CEARTが大教組からのヒアリングを実施

「教員の地位に関する勧告」というのをご存知でしょうか?1966年に特別政府間会議において全会一致で採択されたものです。もちろん出席していた日本政府も賛成しています。この勧告は、「教育を受ける権利は基本的人権のひとつ」という前文にはじまり、教員養成と研修、学問の自由、雇用条件、教師の権利と責任、教育諸条件など、教員の地位に関する全面的内容が記されています。「教員に関する勧告の適用に関わるILO・ユネスコ共同専門家委員会(CEART)」は、この勧告が各国で適用されているか、また守られているかどうか、監視するところです。
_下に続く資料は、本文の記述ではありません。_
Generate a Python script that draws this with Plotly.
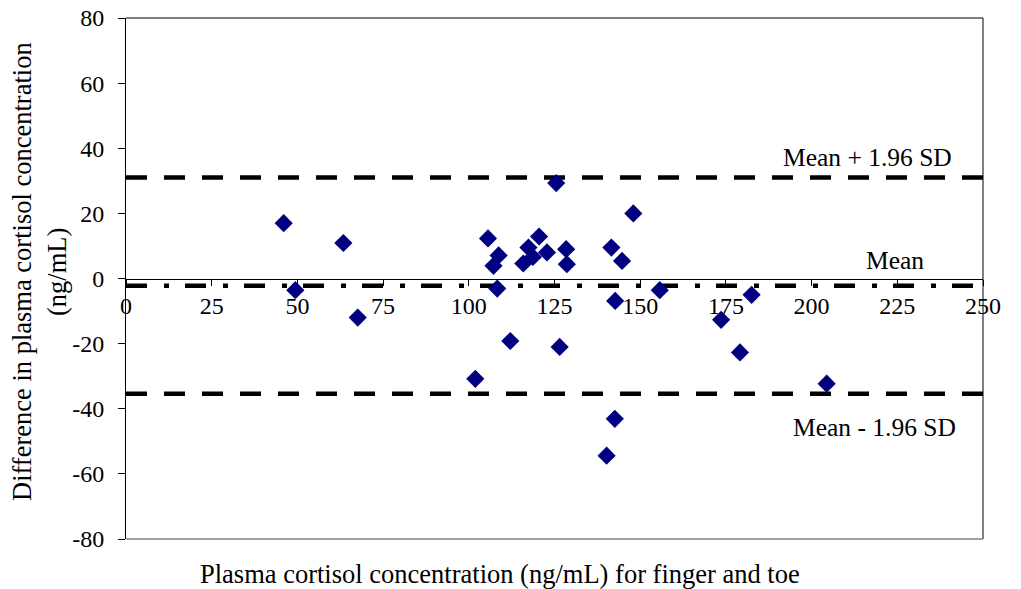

そのCEARTが本年、日本に調査団を派遣しました。世界で初めてのことです。2002年6
月に全教は、「日本政府は教員の地位に関する勧告を遵守していない」として、ILO・ユネスコ(CEART)に申し立てをおこないました。それを受けCEARTは、文部科学省や全教からの「見解」や「反論」の提出を求め、その内容を吟味したうえで、03年12月と06年1月の2度にわたり、勧告をおこないました。
 その主な内容は、
○ 「指導力不足教員」政策について、「適正手続きが十分であるとはいえず、」意見表明や不服申し立ての権利が十分与えられていないとして、「現行制度では『勧告』の水準を到底満たしえない」。
○ 新たな教職員評価制度の導入と実施は、①教員団体との十分な協議を欠いている ②重大な影響をもたらす主観的評価がおこなわれている ③教員がおこなわれた評価の詳細とその根拠を知る権利を与えられていない ④勤務評定の過程に公開性と透明性が欠如しており、評価自体に関する権利・不服申し立ての明確な権利が存在していない。
○ これらの問題について、文部科学省と全教の間の建設的な対応を要求する。
――というものです。いわば、文部科学省やその意を受けた地教委のやり方が国際基準としての「教員の地位に関する勧告」に反しているとのきびしい「勧告」です。しかも、2度にわたるこうした「CEART勧告」で、日本の事態は好転しないとみたCEARTは、世界初の調査団の日本派遣まで決定したのです。
 大阪での調査活動は、4月24日に大教組からのヒアリングを実施しました。そのときの詳しい内容は、本年11月に出す予定の報告書までつまびらかにできませんが、大阪における「評価・育成システム」のずさんな実態と大教組のたたかいに調査団もおおいに触発されたようです。全国の教職員を励ます報告書ができあがると大教組は確信しています。